━━ Source records

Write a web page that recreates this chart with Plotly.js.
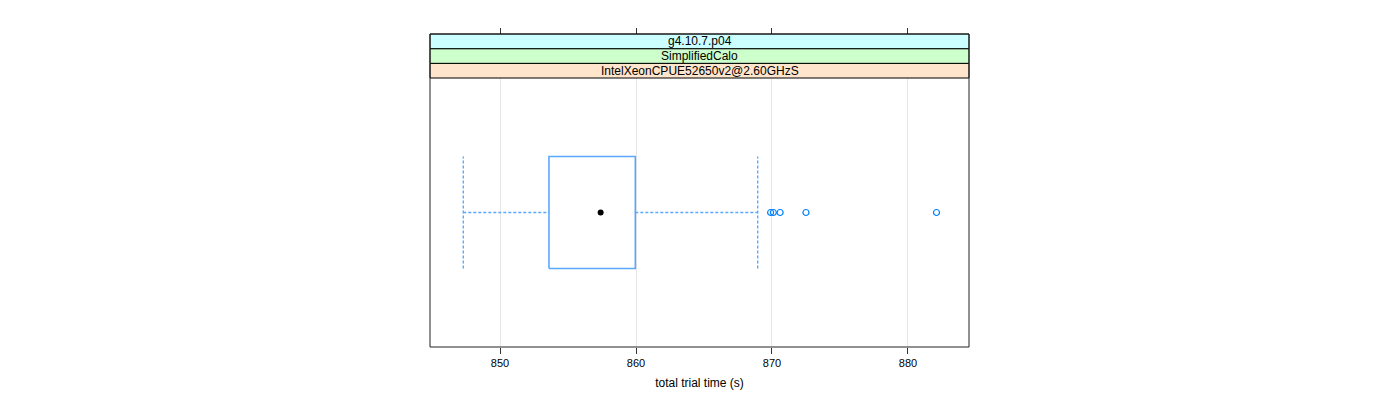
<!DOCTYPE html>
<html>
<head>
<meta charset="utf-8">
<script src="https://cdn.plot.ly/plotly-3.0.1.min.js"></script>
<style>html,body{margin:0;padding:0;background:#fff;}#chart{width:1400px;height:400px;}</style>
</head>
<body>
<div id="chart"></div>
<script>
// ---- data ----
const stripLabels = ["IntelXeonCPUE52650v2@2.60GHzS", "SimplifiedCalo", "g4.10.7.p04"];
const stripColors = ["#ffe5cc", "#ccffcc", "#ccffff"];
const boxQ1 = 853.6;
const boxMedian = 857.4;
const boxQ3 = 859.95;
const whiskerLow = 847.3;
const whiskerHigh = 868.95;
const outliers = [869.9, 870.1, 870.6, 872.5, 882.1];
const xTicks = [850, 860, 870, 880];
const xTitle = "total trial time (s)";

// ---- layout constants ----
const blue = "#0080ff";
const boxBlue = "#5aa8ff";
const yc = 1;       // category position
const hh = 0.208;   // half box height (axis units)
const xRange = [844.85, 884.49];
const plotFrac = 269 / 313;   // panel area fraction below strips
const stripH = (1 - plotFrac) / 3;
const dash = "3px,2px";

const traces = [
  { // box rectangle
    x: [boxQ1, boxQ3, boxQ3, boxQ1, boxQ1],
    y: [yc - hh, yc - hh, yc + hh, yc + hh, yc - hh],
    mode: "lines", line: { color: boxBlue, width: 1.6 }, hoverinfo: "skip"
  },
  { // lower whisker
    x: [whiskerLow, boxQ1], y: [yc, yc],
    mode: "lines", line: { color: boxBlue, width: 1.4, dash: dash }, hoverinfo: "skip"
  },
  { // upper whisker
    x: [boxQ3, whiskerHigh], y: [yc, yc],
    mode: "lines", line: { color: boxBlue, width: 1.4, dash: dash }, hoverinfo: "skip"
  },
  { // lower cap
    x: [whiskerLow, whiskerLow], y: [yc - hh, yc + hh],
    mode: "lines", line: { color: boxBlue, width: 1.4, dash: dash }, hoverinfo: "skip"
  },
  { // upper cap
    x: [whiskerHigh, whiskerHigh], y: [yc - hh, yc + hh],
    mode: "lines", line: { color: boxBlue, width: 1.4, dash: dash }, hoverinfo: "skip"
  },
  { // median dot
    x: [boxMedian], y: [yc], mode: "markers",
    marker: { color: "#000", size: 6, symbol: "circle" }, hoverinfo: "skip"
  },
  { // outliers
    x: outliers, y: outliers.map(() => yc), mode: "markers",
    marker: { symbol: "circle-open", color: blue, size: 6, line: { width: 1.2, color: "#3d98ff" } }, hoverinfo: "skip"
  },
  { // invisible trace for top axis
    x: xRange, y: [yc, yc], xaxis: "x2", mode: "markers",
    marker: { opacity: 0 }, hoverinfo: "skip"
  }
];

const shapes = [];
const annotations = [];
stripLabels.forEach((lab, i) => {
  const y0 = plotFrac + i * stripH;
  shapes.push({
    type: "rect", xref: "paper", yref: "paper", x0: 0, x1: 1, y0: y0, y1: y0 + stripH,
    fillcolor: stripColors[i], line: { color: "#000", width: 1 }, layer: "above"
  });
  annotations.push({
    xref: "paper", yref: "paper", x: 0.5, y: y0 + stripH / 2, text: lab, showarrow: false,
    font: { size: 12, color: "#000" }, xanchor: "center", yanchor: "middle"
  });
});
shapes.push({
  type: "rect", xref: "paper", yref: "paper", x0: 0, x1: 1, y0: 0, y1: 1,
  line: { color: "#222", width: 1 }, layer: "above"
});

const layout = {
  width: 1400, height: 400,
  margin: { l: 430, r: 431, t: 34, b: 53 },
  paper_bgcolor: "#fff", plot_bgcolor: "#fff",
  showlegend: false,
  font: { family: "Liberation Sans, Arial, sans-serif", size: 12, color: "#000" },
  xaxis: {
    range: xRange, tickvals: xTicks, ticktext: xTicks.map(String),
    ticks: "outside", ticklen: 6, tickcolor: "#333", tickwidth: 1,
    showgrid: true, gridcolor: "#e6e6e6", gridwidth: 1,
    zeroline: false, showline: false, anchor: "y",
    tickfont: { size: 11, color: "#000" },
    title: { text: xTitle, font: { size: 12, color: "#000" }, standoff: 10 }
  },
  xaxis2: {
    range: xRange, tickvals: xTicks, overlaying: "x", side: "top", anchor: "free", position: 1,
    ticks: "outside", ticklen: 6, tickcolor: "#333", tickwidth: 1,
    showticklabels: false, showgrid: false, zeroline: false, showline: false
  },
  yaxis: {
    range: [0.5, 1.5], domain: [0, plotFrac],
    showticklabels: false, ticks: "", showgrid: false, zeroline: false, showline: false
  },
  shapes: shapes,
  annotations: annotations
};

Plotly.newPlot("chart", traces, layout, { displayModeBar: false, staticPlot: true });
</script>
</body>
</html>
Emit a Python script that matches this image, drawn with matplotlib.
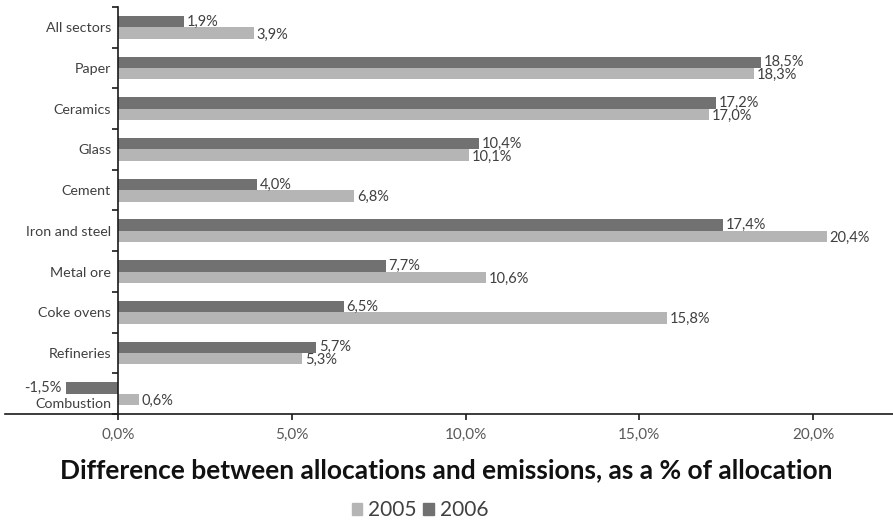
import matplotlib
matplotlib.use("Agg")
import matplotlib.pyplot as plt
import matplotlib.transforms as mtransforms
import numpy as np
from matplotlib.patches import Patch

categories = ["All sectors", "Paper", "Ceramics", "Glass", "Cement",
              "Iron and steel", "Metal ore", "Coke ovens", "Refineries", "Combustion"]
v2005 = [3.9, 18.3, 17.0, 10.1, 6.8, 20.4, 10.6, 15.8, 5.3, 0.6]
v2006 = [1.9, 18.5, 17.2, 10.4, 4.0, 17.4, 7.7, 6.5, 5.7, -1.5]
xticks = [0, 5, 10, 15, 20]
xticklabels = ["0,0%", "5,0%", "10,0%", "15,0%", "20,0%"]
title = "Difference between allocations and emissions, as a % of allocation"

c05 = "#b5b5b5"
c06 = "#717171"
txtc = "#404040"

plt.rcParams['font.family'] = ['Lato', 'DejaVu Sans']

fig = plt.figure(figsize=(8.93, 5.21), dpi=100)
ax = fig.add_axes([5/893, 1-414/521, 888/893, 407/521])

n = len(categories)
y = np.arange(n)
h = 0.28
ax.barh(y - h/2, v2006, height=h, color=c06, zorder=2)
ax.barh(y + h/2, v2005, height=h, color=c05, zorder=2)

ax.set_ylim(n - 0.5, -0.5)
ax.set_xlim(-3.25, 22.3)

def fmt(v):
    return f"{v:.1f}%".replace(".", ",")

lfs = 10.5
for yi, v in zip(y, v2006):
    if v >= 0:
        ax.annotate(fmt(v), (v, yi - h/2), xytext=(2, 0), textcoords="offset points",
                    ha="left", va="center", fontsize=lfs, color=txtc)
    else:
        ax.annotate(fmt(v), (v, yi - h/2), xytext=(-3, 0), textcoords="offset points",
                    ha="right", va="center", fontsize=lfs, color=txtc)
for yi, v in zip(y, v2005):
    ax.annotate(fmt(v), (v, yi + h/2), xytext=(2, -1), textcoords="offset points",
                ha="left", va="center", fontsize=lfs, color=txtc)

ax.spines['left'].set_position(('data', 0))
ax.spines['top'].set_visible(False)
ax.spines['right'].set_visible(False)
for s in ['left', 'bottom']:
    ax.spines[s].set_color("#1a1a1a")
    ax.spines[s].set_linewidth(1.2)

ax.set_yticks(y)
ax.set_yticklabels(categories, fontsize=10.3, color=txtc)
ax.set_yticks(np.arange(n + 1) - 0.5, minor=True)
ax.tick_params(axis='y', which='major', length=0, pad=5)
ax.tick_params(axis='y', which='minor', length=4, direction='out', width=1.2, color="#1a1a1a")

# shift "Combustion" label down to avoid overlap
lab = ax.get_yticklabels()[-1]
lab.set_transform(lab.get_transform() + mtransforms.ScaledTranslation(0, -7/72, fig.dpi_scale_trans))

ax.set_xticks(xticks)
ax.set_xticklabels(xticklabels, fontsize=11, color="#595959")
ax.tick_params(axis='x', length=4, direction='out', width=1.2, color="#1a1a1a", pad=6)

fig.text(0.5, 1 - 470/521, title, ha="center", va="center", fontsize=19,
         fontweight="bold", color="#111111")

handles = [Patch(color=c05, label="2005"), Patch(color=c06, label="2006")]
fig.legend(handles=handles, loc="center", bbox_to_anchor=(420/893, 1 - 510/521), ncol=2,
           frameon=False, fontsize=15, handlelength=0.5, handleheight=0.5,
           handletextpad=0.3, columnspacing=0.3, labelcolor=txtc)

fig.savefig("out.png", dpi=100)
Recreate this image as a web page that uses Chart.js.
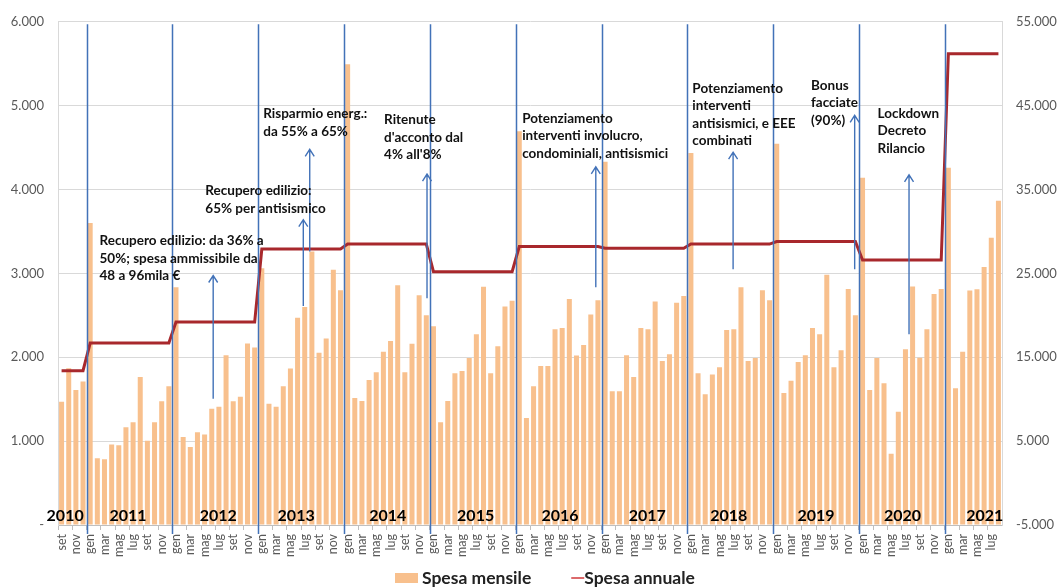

━━━━

■ **Written request**
Repeat the lines between those holding "Emit a Python" and "from matplotlib.patches import Patch", inclusive. Pictures stay out.

■ **The result**
Emit a Python script that matches this image, drawn with matplotlib.
import matplotlib
matplotlib.use("Agg")
import matplotlib.pyplot as plt
import matplotlib.transforms as mtransforms
import numpy as np
from matplotlib.patches import Patch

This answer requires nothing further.